I rinsed all morning and even got to water my lawn at the same time. Water is much clearer now. Thanks again!


----------



## traxiii

90 lbs. of flourite must have taken 1000 gallons of water to rinse out to the point of only making the water kind of cloudy for a couple hours. It starts out like mud, and stays that way for a long time. Even now after 2 months in my 100g tank, I am cleaning mud from the sump. Still parts of the substrate are almost neutrally buoyant and fly all over the place when disturbed and cloud the water. I ended up capping the flourite with fine gravel and sand like they do with contaminated seabeds to keep it from making a complete mess of my filter. It seems to work that way, and the plants are happy too with their roots down in the flourite.


----------



## traxiii

I used a trash can and a garden hose on the lawn. The lawn seemed to like it too.


----------



## Diana

When you have thoroughly irrigated the lawn, and deep soaked the trees... 

Put the substrate in the tank damp, but no extra water. 
Arrange hills and valleys, driftwood and rocks. 
Plant, misting often. 
Put a plate or plastic bag over the substrate and pour the water in slowly, about 1 gallon per minute. Allow it to seep slowly over the plate. (You may need to keep misting the plants)


----------



## Mud

Dumb question but can your fish stay in the cloudy water? I had moved mine out to coolers but I had planned to get them back in tonight- but its cloudy.


----------



## Ben3721

Mud said:


> Dumb question but can your fish stay in the cloudy water?

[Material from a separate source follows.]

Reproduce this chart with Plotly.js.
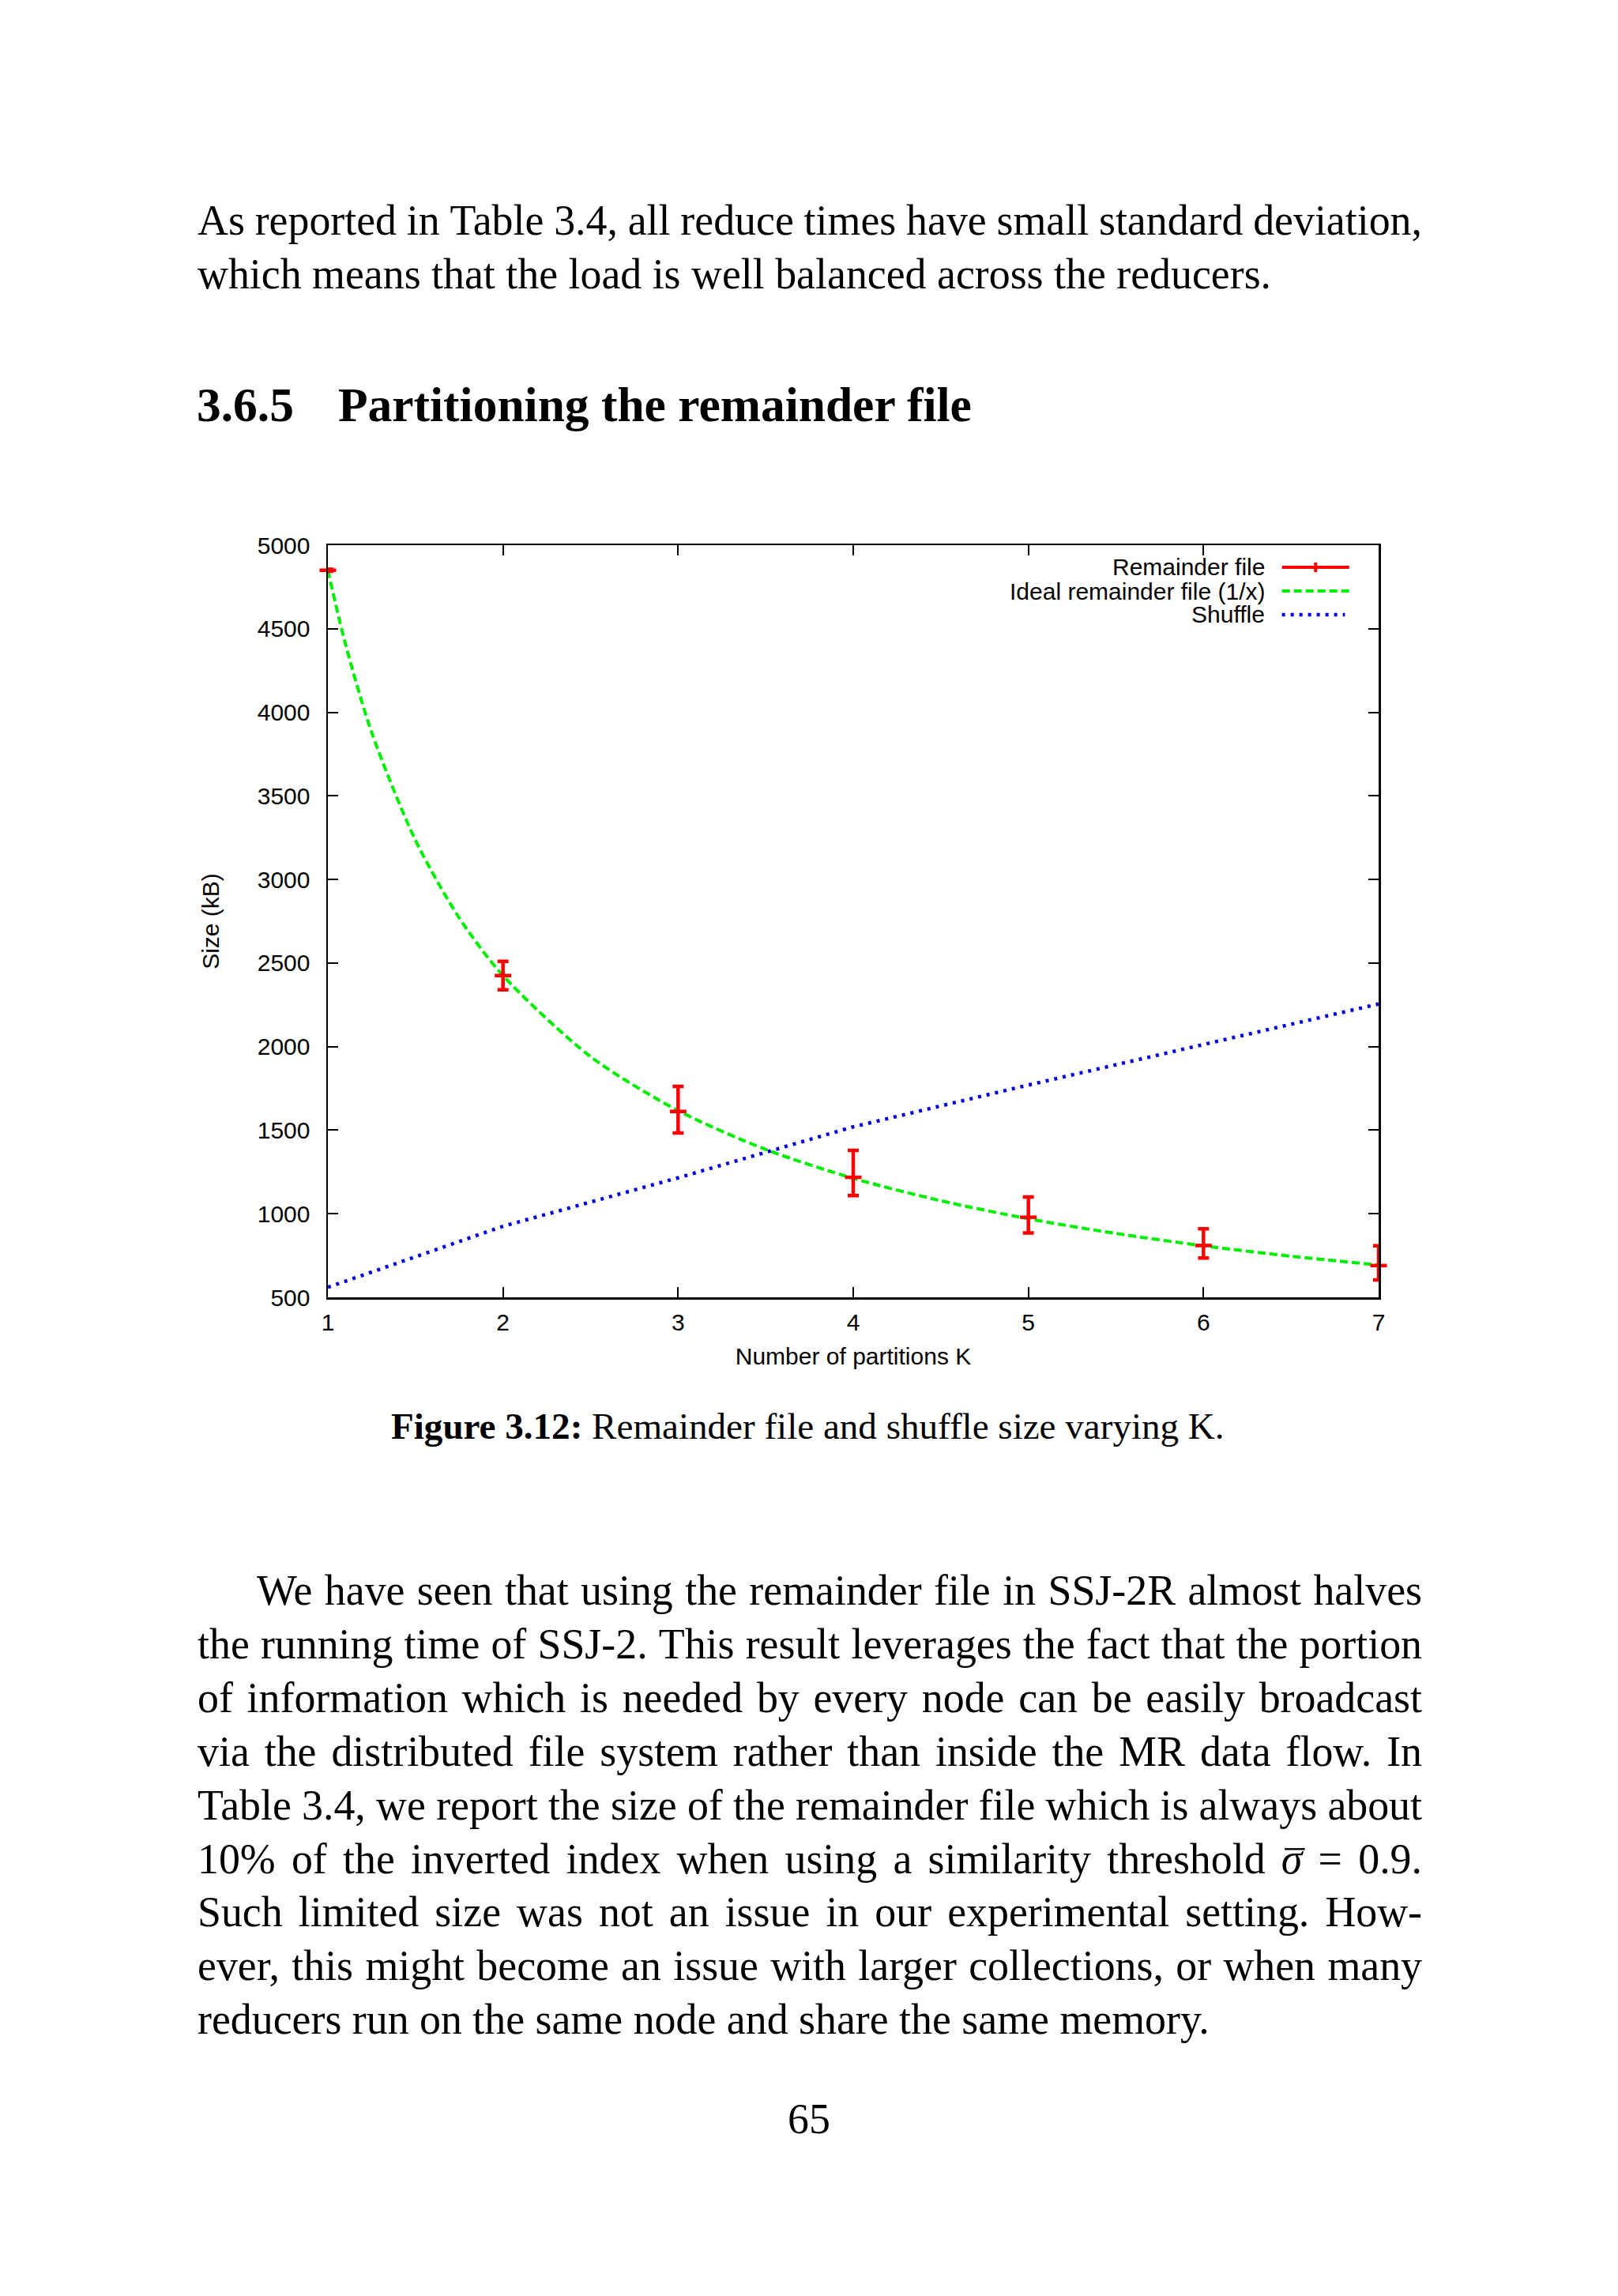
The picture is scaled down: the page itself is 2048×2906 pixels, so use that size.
<!DOCTYPE html>
<html><head><meta charset="utf-8">
<script src="https://cdn.plot.ly/plotly-3.0.1.min.js"></script>
<style>
html,body{margin:0;padding:0;background:#fff;}
#page{position:relative;width:2048px;height:2906px;overflow:hidden;background:#fff;}
#chart{position:absolute;left:0;top:0;width:2048px;height:2906px;}
#txt{position:absolute;left:0;top:0;width:2048px;height:2906px;pointer-events:none;}
#txt text{white-space:pre;}
</style></head><body>
<div id="page"><div id="chart"></div><svg id="txt" xmlns="http://www.w3.org/2000/svg" width="2048" height="2906"></svg></div>
<script>
// ---------------- data ----------------
const partitions = [1, 2, 3, 4, 5, 6, 7];
const remainderSize = [4850, 2425, 1612, 1218, 979, 810, 690];
const remainderErrPlus = [6, 85, 150, 161, 121, 100, 119];
const remainderErrMinus = [6, 85, 129, 110, 94, 75, 86];

const idealK = [1, 1.1, 1.25, 1.5, 1.75, 2, 2.5, 3, 3.5, 4, 4.5, 5, 5.5, 6, 6.5, 7];
const idealSize = [4850, 4410, 3880, 3235, 2770, 2425, 1940, 1617, 1385, 1212, 1078, 970, 882, 808, 746, 693];

const shuffleSize = [560, 925, 1215, 1520, 1770, 2015, 2255];

const xTicks = [1, 2, 3, 4, 5, 6, 7];
const yTicks = [500, 1000, 1500, 2000, 2500, 3000, 3500, 4000, 4500, 5000];

const seriesNames = ['Remainder file', 'Ideal remainder file (1/x)', 'Shuffle'];
const xTitle = 'Number of partitions K';
const yTitle = 'Size (kB)';

// ---------------- chart ----------------
const SANS = "'Liberation Sans', Arial, Helvetica, sans-serif";
const RED = '#ff0000', GREEN = '#00ee00', BLUE = '#0000e6';

const traces = [
  {
    x: idealK, y: idealSize, mode: 'lines', name: seriesNames[1],
    line: {color: GREEN, width: 4, dash: '10px,5px', shape: 'spline', smoothing: 0.8},
    hoverinfo: 'skip', showlegend: false
  },
  {
    x: partitions, y: shuffleSize, mode: 'lines', name: seriesNames[2],
    line: {color: BLUE, width: 4.5, dash: '4px,7px'},
    hoverinfo: 'skip', showlegend: false
  },
  {
    x: partitions, y: remainderSize, mode: 'markers', name: seriesNames[0],
    marker: {symbol: 'line-ew', size: 15, color: RED, line: {color: RED, width: 4.5}},
    error_y: {type: 'data', symmetric: false, array: remainderErrPlus, arrayminus: remainderErrMinus,
              color: RED, thickness: 4.5, width: 7},
    cliponaxis: false, showlegend: false
  }
];

// legend drawn gnuplot-style: right-aligned text, sample to the right
const legendRowsY = [0.9706, 0.939, 0.9076];
const legendTextX = 0.893, legendS0 = 0.908, legendS1 = 0.972;
const annotations = seriesNames.map((n, i) => ({
  xref: 'paper', yref: 'paper', x: legendTextX, y: legendRowsY[i], xanchor: 'right', yanchor: 'middle',
  text: n, showarrow: false, font: {family: SANS, size: 30, color: '#000'}
}));
const shapes = [
  {type: 'line', xref: 'paper', yref: 'paper', x0: legendS0, x1: legendS1, y0: legendRowsY[0], y1: legendRowsY[0],
   line: {color: RED, width: 4}},
  {type: 'line', xref: 'paper', yref: 'paper', x0: (legendS0 + legendS1) / 2, x1: (legendS0 + legendS1) / 2,
   y0: legendRowsY[0] - 0.0065, y1: legendRowsY[0] + 0.0065, line: {color: RED, width: 4}},
  {type: 'line', xref: 'paper', yref: 'paper', x0: legendS0, x1: legendS1, y0: legendRowsY[1], y1: legendRowsY[1],
   line: {color: GREEN, width: 4, dash: '10px,5px'}},
  {type: 'line', xref: 'paper', yref: 'paper', x0: legendS0, x1: legendS1 - 0.004, y0: legendRowsY[2], y1: legendRowsY[2],
   line: {color: BLUE, width: 4.5, dash: '4px,7px'}}
];

const axisCommon = {
  ticks: 'inside', ticklen: 13, tickwidth: 2, tickcolor: '#000',
  showline: true, linewidth: 2.5, linecolor: '#000', mirror: 'ticks',
  showgrid: false, zeroline: false, automargin: false,
  tickfont: {family: SANS, size: 30, color: '#000'}
};

const layout = {
  width: 2048, height: 2906,
  margin: {l: 415, r: 303, t: 690, b: 1264, pad: 0},
  paper_bgcolor: '#ffffff', plot_bgcolor: '#ffffff',
  showlegend: false,
  xaxis: Object.assign({}, axisCommon, {
    range: [1, 7], tickmode: 'array', tickvals: xTicks, ticktext: xTicks.map(String),
    ticklabelstandoff: 3,
    title: {text: xTitle, font: {family: SANS, size: 30, color: '#000'}, standoff: 18}
  }),
  yaxis: Object.assign({}, axisCommon, {
    range: [500, 5000], tickmode: 'array', tickvals: yTicks, ticktext: yTicks.map(String),
    ticklabelstandoff: 14,
    title: {text: yTitle, font: {family: SANS, size: 30, color: '#000'}, standoff: 40}
  }),
  annotations: annotations,
  shapes: shapes
};

Plotly.newPlot('chart', traces, layout, {staticPlot: true, displayModeBar: false});

// ---------------- page text ----------------
const SERIF = "'Liberation Serif', 'Times New Roman', serif";
const NS = 'http://www.w3.org/2000/svg';
const svg = document.getElementById('txt');
const SIGMA = '\u03C3';

function mkText(str, x, y, size, opts) {
  opts = opts || {};
  const t = document.createElementNS(NS, 'text');
  t.setAttribute('x', x); t.setAttribute('y', y);
  t.setAttribute('font-family', SERIF);
  t.setAttribute('font-size', size);
  t.setAttribute('fill', '#000');
  if (opts.bold) t.setAttribute('font-weight', 'bold');
  if (opts.italic) t.setAttribute('font-style', 'italic');
  if (opts.anchor) t.setAttribute('text-anchor', opts.anchor);
  t.textContent = str;
  svg.appendChild(t);
  return t;
}
function measure(str, size, opts) {
  const t = mkText(str, -5000, -5000, size, opts);
  const w = t.getComputedTextLength();
  svg.removeChild(t);
  return w;
}

const para1 = [
  'As reported in Table 3.4, all reduce times have small standard deviation,',
  'which means that the load is well balanced across the reducers.'
];
const headingNum = '3.6.5';
const headingText = 'Partitioning the remainder file';
const captionBold = 'Figure 3.12:';
const captionRest = 'Remainder file and shuffle size varying K.';
const para2 = [
  'We have seen that using the remainder file in SSJ-2R almost halves',
  'the running time of SSJ-2. This result leverages the fact that the portion',
  'of information which is needed by every node can be easily broadcast',
  'via the distributed file system rather than inside the MR data flow. In',
  'Table 3.4, we report the size of the remainder file which is always about',
  '10% of the inverted index when using a similarity threshold ' + SIGMA + ' = 0.9.',
  'Such limited size was not an issue in our experimental setting. How-',
  'ever, this might become an issue with larger collections, or when many',
  'reducers run on the same node and share the same memory.'
];
const pageNumber = '65';

const textLeft = 250, textRight = 1800;

function start() {
  const s1 = 100 * 1354 / measure(para1[1], 100);
  const s2 = 100 * 1286 / measure(para2[8], 100);
  const body = (s1 + s2) / 2;

  function justified(line, x0, x1, y) {
    const words = line.split(' ');
    const ws = words.map(w => measure(w, body, {italic: w === SIGMA}));
    const total = ws.reduce((a, b) => a + b, 0);
    const gap = (x1 - x0 - total) / (words.length - 1);
    let x = x0;
    words.forEach((w, i) => {
      const t = mkText(w, x, y, body, {italic: w === SIGMA});
      if (w === SIGMA) {
        // overline bar above sigma
        const bar = document.createElementNS(NS, 'line');
        const top = y - body * 0.56;
        bar.setAttribute('x1', x + body * 0.08); bar.setAttribute('x2', x + ws[i] + body * 0.06);
        bar.setAttribute('y1', top); bar.setAttribute('y2', top);
        bar.setAttribute('stroke', '#000'); bar.setAttribute('stroke-width', body * 0.045);
        svg.appendChild(bar);
      }
      x += ws[i] + gap;
    });
  }

  // paragraph 1
  justified(para1[0], textLeft, textRight, 297);
  mkText(para1[1], textLeft, 365, body);

  // heading
  const hs = 100 * 802 / measure(headingText, 100, {bold: true});
  mkText(headingNum, 249, 533, hs, {bold: true});
  mkText(headingText, 428, 533, hs, {bold: true});

  // caption
  const sp = measure('a a', 100) - measure('aa', 100);
  const capW = measure(captionBold, 100, {bold: true}) + sp + measure(captionRest, 100);
  const cs = 100 * 1055 / capW;
  const cb = measure(captionBold, cs, {bold: true});
  mkText(captionBold, 495, 1821, cs, {bold: true});
  mkText(captionRest, 495 + cb + sp * cs / 100, 1821, cs);

  // paragraph 2
  const base = 2031, step = 67.9;
  para2.forEach((line, i) => {
    const y = base + i * step;
    if (i === para2.length - 1) {
      mkText(line, textLeft, y, body);
    } else {
      justified(line, i === 0 ? 325 : textLeft, textRight, y);
    }
  });

  // page number
  mkText(pageNumber, 1024, 2700, body, {anchor: 'middle'});
}
if (document.fonts && document.fonts.ready) { document.fonts.ready.then(start); } else { start(); }
</script>
</body></html>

I had moved mine out to coolers but I had planned to get them back in tonight- but its cloudy.


Didnt kill mine but beware when you kick up that much stuff changing substrate it can change the ph a bunch. I dont care if they say its inert when they also claim it let's plants get nutrients. It will settle after a few days. You will need to clean your filter mechanical few times in the next few days, It also clogged my bio instantly unfortunately, which you cant just switch as easy.


I had to clean mine in the yard with a hose while it was on a old towel. Still clouding the water just as bad.


----------



## Mud

Thanks. I did a couple more water changes and it looks much better. I think I'll keep everyone in the 25gal cooler overnight and let the filter run. 🙂


----------



## Humu Humu

Try dosing with some Seachem Clarity. I used it to clear up a tank with cloudy fluorite and it did the job. It coagulates the small particles and they settle out faster.


----------



## Trickster 75

A friend of mine set up a new tank and decided to try live plants so he bought Flourite black sand which he did not rinse. Sent me a picture that looked like a 30 gal tank full of Blue Moon. I took an aqua clear 70 I had over and ran it with only filter floss in it. Changed the floss when it got discolored. it cleared up in about 24 hrs.


----------